Plasma Parameters in the Source Region of the High Speed Solar Wind.

qs097.foley01
Posted:  17-Jan-96
Updated: 12-Oct-96
Event specified: N/A


Carl Foley, Len Culhane and Loren Acton ABSTRACT. Images obtained with the Yohkoh Soft X-ray Telescope (SXT) have been used to obtain limb brightening profiles across the solar limb in the region of a northern polar coronal hole observed on the 3$^{rd}$ October 1992. The emission from the region was simulated using the results of the radiative equilibrium model fit to empirical data performed by Withbroe, 1988. The results demonstrate the consistency of the modelled temperatures and densities with the observation.

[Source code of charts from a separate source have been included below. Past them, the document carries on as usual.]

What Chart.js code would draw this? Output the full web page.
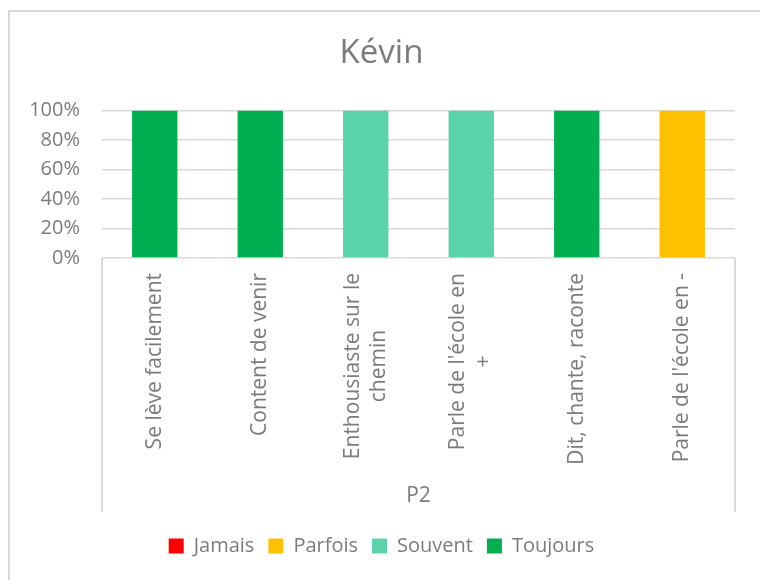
<!DOCTYPE html>
<html>
<head>
<meta charset="utf-8">
<script src="https://cdn.jsdelivr.net/npm/chart.js@4"></script>
<style>
  body { margin: 0; background: #fff; overflow: hidden; }
  #wrap { position: relative; width: 760px; height: 580px; }
  #cadre { position: absolute; left: 8px; top: 10px; width: 800px; height: 620px;
           border: 2px solid #d9d9d9; pointer-events: none; }
</style>
</head>
<body>
<div id="wrap">
  <canvas id="kevin" width="760" height="580"></canvas>
  <div id="cadre"></div>
</div>
<script>
// categories (P2)
const categories = [
    ["Se lève facilement"],
    ["Content de venir"],
    ["Enthousiaste sur le", "chemin"],
    ["Parle de l'école en", "+"],
    ["Dit, chante, raconte"],
    ["Parle de l'école en -"]
];
const groupe = "P2";
// valeurs en %
const jamais   = [0, 0, 0, 0, 0, 0];
const parfois  = [0, 0, 0, 0, 0, 100];
const souvent  = [0, 0, 100, 100, 0, 0];
const toujours = [100, 100, 0, 0, 100, 0];
const yTicks = [0, 20, 40, 60, 80, 100];

const gris = '#7b7b7b';
const police = '"Open Sans", sans-serif';

// etiquettes de l'axe x dessinees a la main (centrees comme Excel) + cadre P2
const axeX = {
    id: 'axeX',
    afterDraw(chart) {
        const ctx = chart.ctx;
        const xs = chart.scales.x;
        const ca = chart.chartArea;
        ctx.save();
        ctx.font = '21px ' + police;
        ctx.fillStyle = gris;
        categories.forEach((lignes, i) => {
            const px = xs.getPixelForValue(i);
            let maxW = 0;
            lignes.forEach(l => { maxW = Math.max(maxW, ctx.measureText(l).width); });
            ctx.save();
            ctx.translate(px, ca.bottom + 15);
            ctx.rotate(-Math.PI / 2);
            ctx.textAlign = 'center';
            ctx.textBaseline = 'middle';
            lignes.forEach((l, j) => {
                ctx.fillText(l, -maxW / 2, (j - (lignes.length - 1) / 2) * 26);
            });
            ctx.restore();
        });
        // nom du groupe
        ctx.textAlign = 'center';
        ctx.textBaseline = 'middle';
        ctx.fillText(groupe, (ca.left + ca.right) / 2, 496);
        // traits verticaux du cadre
        ctx.strokeStyle = '#d9d9d9';
        ctx.lineWidth = 2;
        ctx.beginPath();
        ctx.moveTo(ca.left, ca.bottom);
        ctx.lineTo(ca.left, 512);
        ctx.moveTo(ca.right, ca.bottom);
        ctx.lineTo(ca.right, 512);
        ctx.stroke();
        ctx.restore();
    }
};

const grafica = document.querySelector('#kevin');
var myChart = new Chart(grafica, {
    type: 'bar',
    data: {
        labels: categories,
        datasets: [
            { label: 'Jamais',   data: jamais,   backgroundColor: '#ff0000' },
            { label: 'Parfois',  data: parfois,  backgroundColor: '#ffc000' },
            { label: 'Souvent',  data: souvent,  backgroundColor: '#5ad3aa' },
            { label: 'Toujours', data: toujours, backgroundColor: '#00b050' }
        ]
    },
    options: {
        responsive: false,
        animation: false,
        barPercentage: 0.43,
        categoryPercentage: 1,
        layout: { padding: { top: 20, left: 28, right: 25, bottom: 14 } },
        scales: {
            x: {
                stacked: true,
                grid: { display: false },
                border: { display: false },
                ticks: { display: false },
                afterFit: (s) => { s.height = 264; }
            },
            y: {
                stacked: true,
                min: 0,
                max: 100,
                afterBuildTicks: (s) => { s.ticks = yTicks.map(v => ({ value: v })); },
                grid: { color: '#d9d9d9', lineWidth: 1.5, drawTicks: false },
                border: { display: false },
                ticks: {
                    padding: 22,
                    color: gris,
                    font: { family: police, size: 20 },
                    callback: (v) => v + '%'
                },
                afterFit: (s) => { s.width = 74; }
            }
        },
        plugins: {
            title: {
                display: true,
                text: 'Kévin',
                color: gris,
                font: { family: police, size: 33, weight: 'normal' },
                padding: { top: 14, bottom: 37 }
            },
            legend: {
                position: 'bottom',
                labels: {
                    color: gris,
                    boxWidth: 15,
                    boxHeight: 15,
                    padding: 14,
                    font: { family: police, size: 20 }
                }
            },
            tooltip: { enabled: false }
        }
    },
    plugins: [axeX]
});
</script>
</body>
</html>
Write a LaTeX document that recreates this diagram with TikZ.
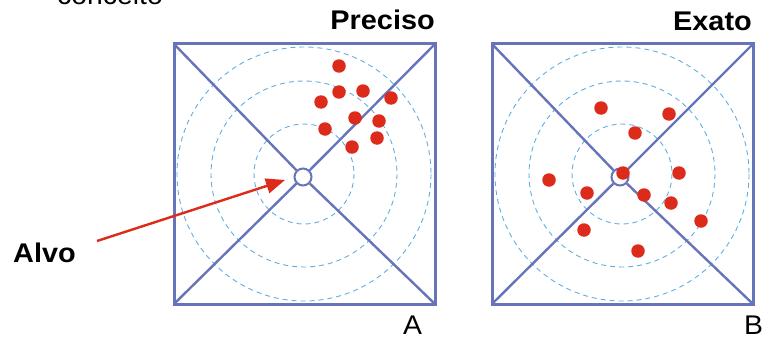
\documentclass[tikz,border=0pt]{standalone}
\usepackage{fontspec}
\setmainfont{Liberation Sans}
\usetikzlibrary{arrows.meta}
\definecolor{frameblue}{RGB}{104,116,184}
\definecolor{ringblue}{RGB}{96,174,226}
\definecolor{dotred}{RGB}{220,42,27}
\begin{document}
\begin{tikzpicture}[x=1pt,y=-1pt,
  frame/.style={draw=frameblue,line width=3pt},
  diag/.style={draw=frameblue,line width=2.4pt},
  ring/.style={draw=ringblue,line width=0.9pt,dash pattern=on 5pt off 4pt},
  target/.style={circle,draw=frameblue,line width=2pt,fill=white,minimum size=17pt,inner sep=0pt},
  hit/.style={circle,fill=dotred,minimum size=13.5pt,inner sep=0pt},
  title/.style={font=\bfseries\fontsize{27}{30}\selectfont,xscale=1.07,inner sep=0pt},
  plain/.style={font=\fontsize{27}{30}\selectfont,xscale=1.05,inner sep=0pt}]
\useasboundingbox (0,0) rectangle (778,337);
\clip (0,0) rectangle (778,337);

% top cut text
\node[plain,anchor=base west] (concept) at (57,4.5) {conceito};

% ---------- Left panel ----------
\coordinate (A1) at (174,44);
\coordinate (A2) at (435,44);
\coordinate (A3) at (435,304);
\coordinate (A4) at (174,304);
\foreach \r in {50,93,127} \draw[ring] (304,174) circle (\r);
\node[target] (tA) at (303,177) {};
\draw[diag] (A1) -- (tA);
\draw[diag] (A2) -- (tA);
\draw[diag] (A3) -- (tA);
\draw[diag] (A4) -- (tA);
\draw[frame] (A1) -- (A2) -- (A3) -- (A4) -- cycle;
\node[hit] (a1) at (339,66) {};
\node[hit] (a2) at (339,92) {};
\node[hit] (a3) at (363,91) {};
\node[hit] (a4) at (321,102) {};
\node[hit] (a5) at (391,98) {};
\node[hit] (a6) at (355,118) {};
\node[hit] (a7) at (379,121) {};
\node[hit] (a8) at (325,129) {};
\node[hit] (a9) at (377,138) {};
\node[hit] (a10) at (352,147) {};
\node[title,anchor=base east] (prec) at (435,29.5) {Preciso};
\node[plain,anchor=base west] (labA) at (403,334) {A};

% ---------- Right panel ----------
\coordinate (B1) at (492,44);
\coordinate (B2) at (753,44);
\coordinate (B3) at (753,304);
\coordinate (B4) at (492,304);
\foreach \r in {50,93,127} \draw[ring] (622,174) circle (\r);
\node[target] (tB) at (620,177) {};
\draw[diag] (B1) -- (tB);
\draw[diag] (B2) -- (tB);
\draw[diag] (B3) -- (tB);
\draw[diag] (B4) -- (tB);
\draw[frame] (B1) -- (B2) -- (B3) -- (B4) -- cycle;
\node[hit] (b1) at (601,108) {};
\node[hit] (b2) at (669,114) {};
\node[hit] (b3) at (635,133) {};
\node[hit] (b4) at (623,173) {};
\node[hit] (b5) at (679,173) {};
\node[hit] (b6) at (549,180) {};
\node[hit] (b7) at (587,193) {};
\node[hit] (b8) at (644,195) {};
\node[hit] (b9) at (671,203) {};
\node[hit] (b10) at (701,221) {};
\node[hit] (b11) at (584,230) {};
\node[hit] (b12) at (638,251) {};
\node[title,anchor=base east] (exa) at (752,31) {Exato};
\node[plain,anchor=base west] (labB) at (744,334) {B};

% ---------- Alvo arrow ----------
\node[title,anchor=base west] (alvo) at (13,262) {Alvo};
\coordinate (arrStart) at (97,241);
\coordinate (arrEnd) at (285,180);
\draw[dotred,line width=2.4pt,-{Triangle[length=19pt,width=15pt]}] (arrStart) -- (arrEnd);
\end{tikzpicture}
\end{document}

A broadband filter ratio analysis is also performed on these data yielding line of sight average temperatures which vary from 1.35+-0.15 MK at 1.025+-0.025R, to 1.45+-0.2MK at 1.075+-0.025 R consistent with previous observations, and the limb brightening analysis.

Update 12-Oct-96

A paper just before submission to APJL.

YOHKOH SOFT X-RAY DETERMINATION OF PLASMA PARAMETERS IN A POLAR

Carl A. Foley and J. Leonard Culhane

Mullard Space Science Laboratory, Department of Space and Climate Physics, University College London, Surrey RH5 6NT, UK

Loren W. Acton

Department of Physics, Montana State University, Bozeman, MT 59717, US

The Yohkoh Soft X-ray telescope has been used to study the emission from a polar coronal hole which was clearly visible in October, 1992. Higher temperature mission from diffuse coronal structures in the line of sight can interfere with attempts to measure properties of the coronal hole plasma. Yohkoh coverage of the sun in the period before the observation indicated that the north polar region was free of such contamination. The intensity data were compared with a solar wind model and were found consistent in particular with the predicted variation of intensity with height and with the limb brightening after X-ray scattering of emission from the rest of the disc by the telescope surfaces had been allowed for. Electron temperatures estimated by the filter ratio method were also found consistent with the model and with an in-situ estimate of the maximum temperature in the solar wind by the Ulysses ion charge composition instrument. The presence of material at lower temperatures in the solar wind is not excluded by these observations and the use of differential emission measure analysis with high resolution spectroscopic data from the SOHO mission is proposed to study this problem further.